Overview

Professor of Organ

International concert organist

Chevalier de l’Ordre des Arts et des Lettres

2012 Robert L. Town Distinguished Professor of Organ

Though American by birth, Lynne Davis’ career has been steeped in French music, culture, and style. Her career was launched by taking First Prize at the 1975 St. Albans International Organ Competition in England – the eighth organist to receive that honor since the competition’s founding in 1962. Now a leading international concert artist and master teacher, she has performed in nearly every cathedral in France, numerous major cities throughout Europe, and from coast to coast in the United States. Her activities have included being a featured performer and lecturer at two national conventions of the American Guild of Organists, a member of Chartres, Dallas, St. Albans, Taraverdiev (Russia), and Montréal international organ competition juries, and giving master classes and lectures about French organ literature and its history.

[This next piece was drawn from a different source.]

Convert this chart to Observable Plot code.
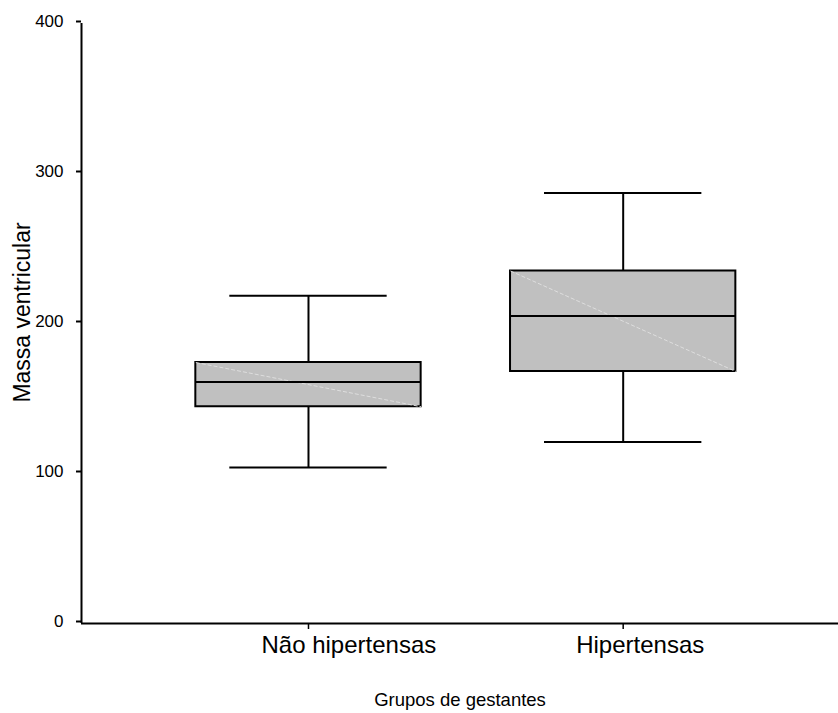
<!DOCTYPE html>
<html>
<head>
<meta charset="utf-8">
<script src="https://cdn.jsdelivr.net/npm/d3@7"></script>
<script src="https://cdn.jsdelivr.net/npm/@observablehq/plot@0.6"></script>
<style>
  html, body { margin: 0; padding: 0; background: #ffffff; }
  #chart svg { display: block; }
</style>
</head>
<body>
<div id="chart"></div>
<script>
// Left-ventricular mass by group of pregnant women (box-and-whisker summary)
const groups = ["Não hipertensas", "Hipertensas"];
const lowerWhisker = [104, 121];
const q1 = [144.5, 168];
const median = [161, 205];
const q3 = [174, 235];
const upperWhisker = [218.5, 287];
const yTicks = [0, 100, 200, 300, 400];

// one row per group, placed at integer positions 1, 2, ... on the x scale
const rows = groups.map((g, i) => ({
  group: g,
  pos: i + 1,
  lo: lowerWhisker[i],
  q1: q1[i],
  med: median[i],
  q3: q3[i],
  hi: upperWhisker[i]
}));

const boxHalf = 0.358;   // half box width, in x units
const capHalf = 0.25;    // half whisker-cap width, in x units
const xDomain = [0.2787, 2.6842];

const chart = Plot.plot({
  width: 838,
  height: 713,
  marginLeft: 81,
  marginRight: 0,
  marginTop: 23,
  marginBottom: 90,
  style: {
    fontFamily: "'Liberation Sans', Arial, sans-serif",
    background: "#ffffff",
    color: "#000000",
    overflow: "visible"
  },
  x: { domain: xDomain, axis: null },
  y: { domain: [0, 400], axis: null },
  marks: [
    // whisker stems
    Plot.ruleX(rows, { x: "pos", y1: "lo", y2: "hi", stroke: "#000", strokeWidth: 2 }),
    // whisker caps
    Plot.ruleY(rows, { y: "lo", x1: d => d.pos - capHalf, x2: d => d.pos + capHalf, stroke: "#000", strokeWidth: 2 }),
    Plot.ruleY(rows, { y: "hi", x1: d => d.pos - capHalf, x2: d => d.pos + capHalf, stroke: "#000", strokeWidth: 2 }),
    // interquartile boxes
    Plot.rect(rows, {
      x1: d => d.pos - boxHalf, x2: d => d.pos + boxHalf,
      y1: "q1", y2: "q3",
      fill: "#c0c0c0", stroke: "#000", strokeWidth: 2
    }),
    // faint diagonal inside each box
    Plot.link(rows, {
      x1: d => d.pos - boxHalf, y1: "q3",
      x2: d => d.pos + boxHalf, y2: "q1",
      stroke: "#dedede", strokeWidth: 1, strokeDasharray: "4,2"
    }),
    // medians
    Plot.ruleY(rows, { y: "med", x1: d => d.pos - boxHalf, x2: d => d.pos + boxHalf, stroke: "#000", strokeWidth: 2 }),
    // y axis
    Plot.ruleX([xDomain[0]], { y1: 0, y2: 400, stroke: "#000", strokeWidth: 2 }),
    Plot.axisY({
      ticks: yTicks,
      tickFormat: d => String(d),
      tickSize: 5,
      tickPadding: 13,
      fontSize: 17,
      strokeWidth: 2,
      dy: -2,
      label: null
    }),
    // x axis: line, tick marks, then group names set slightly right of their ticks
    Plot.ruleY([0], { stroke: "#000", strokeWidth: 2 }),
    Plot.axisX({
      ticks: rows.map(d => d.pos),
      tickFormat: () => "",
      tickSize: 6,
      strokeWidth: 1.5,
      label: null
    }),
    Plot.text(rows, {
      x: "pos", text: "group", frameAnchor: "bottom", textAnchor: "start", lineAnchor: "middle",
      dx: -47, dy: 22, fontSize: 24, fill: "#000"
    }),
    // axis titles
    Plot.text(["Grupos de gestantes"], {
      text: d => d, frameAnchor: "bottom", lineAnchor: "middle", dy: 77, fontSize: 18.5, fill: "#000"
    }),
    Plot.text(["Massa ventricular"], {
      text: d => d, frameAnchor: "left", textAnchor: "middle",
      dx: -59, dy: -11, rotate: -90, fontSize: 23, fill: "#000"
    })
  ]
});

document.getElementById("chart").appendChild(chart);
</script>
</body>
</html>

From the late 1970’s until 2006, Lynne Davis made France her home, having married Frenchman and Chartres International Organ Competition founder Pierre Firmin-Didot. The couple played a major role in the French organ music scene, initiating among other things the famous 1992 exhibition and recording of “Les Orgues de Paris”. Her unique living and vast working experience as well as her lineage of study in France makes her an authority in all French organ repertoire and many other European composers.

She holds the “Certificat d’Aptitude de Professeur d’Orgue” awarded by the Republic of France. A highly regarded teacher, she served as organ professor at the Conservatory of Music in Clamart, near Paris from 1990-2006 and from 1997 to 2006 at the French National Regional Conservatory in Caen in Normandy. In 2006 she returned to the United States and that summer was appointed Associate Professor of Organ, holding the Robert L. Town Distinguished Professor of Organ chair at the Wichita State University School of Music in Kansas. In addition to heading the organ program, she is producer and artistic director of the Rie Bloomfield Organ Series, “Distinguished Guest Artists”, and the “Wednesdays in Wiedemann” series she created in 2007 (for which she performs monthly half-hour organ recitals) which are videotaped for YouTube.

Lynne Davis’s recordings include discs, radio broadcasts and live performances, including those on the famed organ at Chartres Cathedral. Her disc, “Musique pour Cathédrales”, released on the Quantum label, won the coveted 5 Diapasons award in France. Other Chartres recordings by Ms. Davis’ include Jehan ALAIN et Maurice DURUFLE and a varied program of Raison, Bach, Vierne, Roger-Ducasse and Litaize. “Lynne Davis en Concert” was made on the world-renowned Cavaillé-Coll organ at the church of St. Etienne in Caen in Normandy. Her most recent CD, is “Lynne Davis at the Marcussen organ in Wiedemann Hall” at Wichita State University was released in 2010. All of her recitals at Wichita State University since 2006 have been recorded “live” and are archived there.

Ms. Davis graduated with honors in organ performance from the University of Michigan where she studied with Robert Clark. Shortly thereafter, she moved to France and for eight years she studied with Marie-Claire Alain. While there she also studied with Jean Langlais, Maurice and Marie-Madeleine Duruflé, André Fleury, Gaston Litaize, and Edouard Souberbielle and partook in classes with numerous other great European master organists.

In 2011, Lynne Davis received the Excellence in Creativity Award from Wichita State University. Following the immense success of the American Alain Festival which she organized at Wichita State University to celebrate the 100th anniversary of the birth of Jehan Alain, she was awarded as a French citizen the prestigious distinction of Chevalier de l’Ordre des Arts et des Lettres from the French Ministry of Culture and Communication in 2012. In 2013, she received the medal of the city of Wichita from Mayor Carl Brewer and in 2016, the Burton Pell award from the Wichita Arts Council.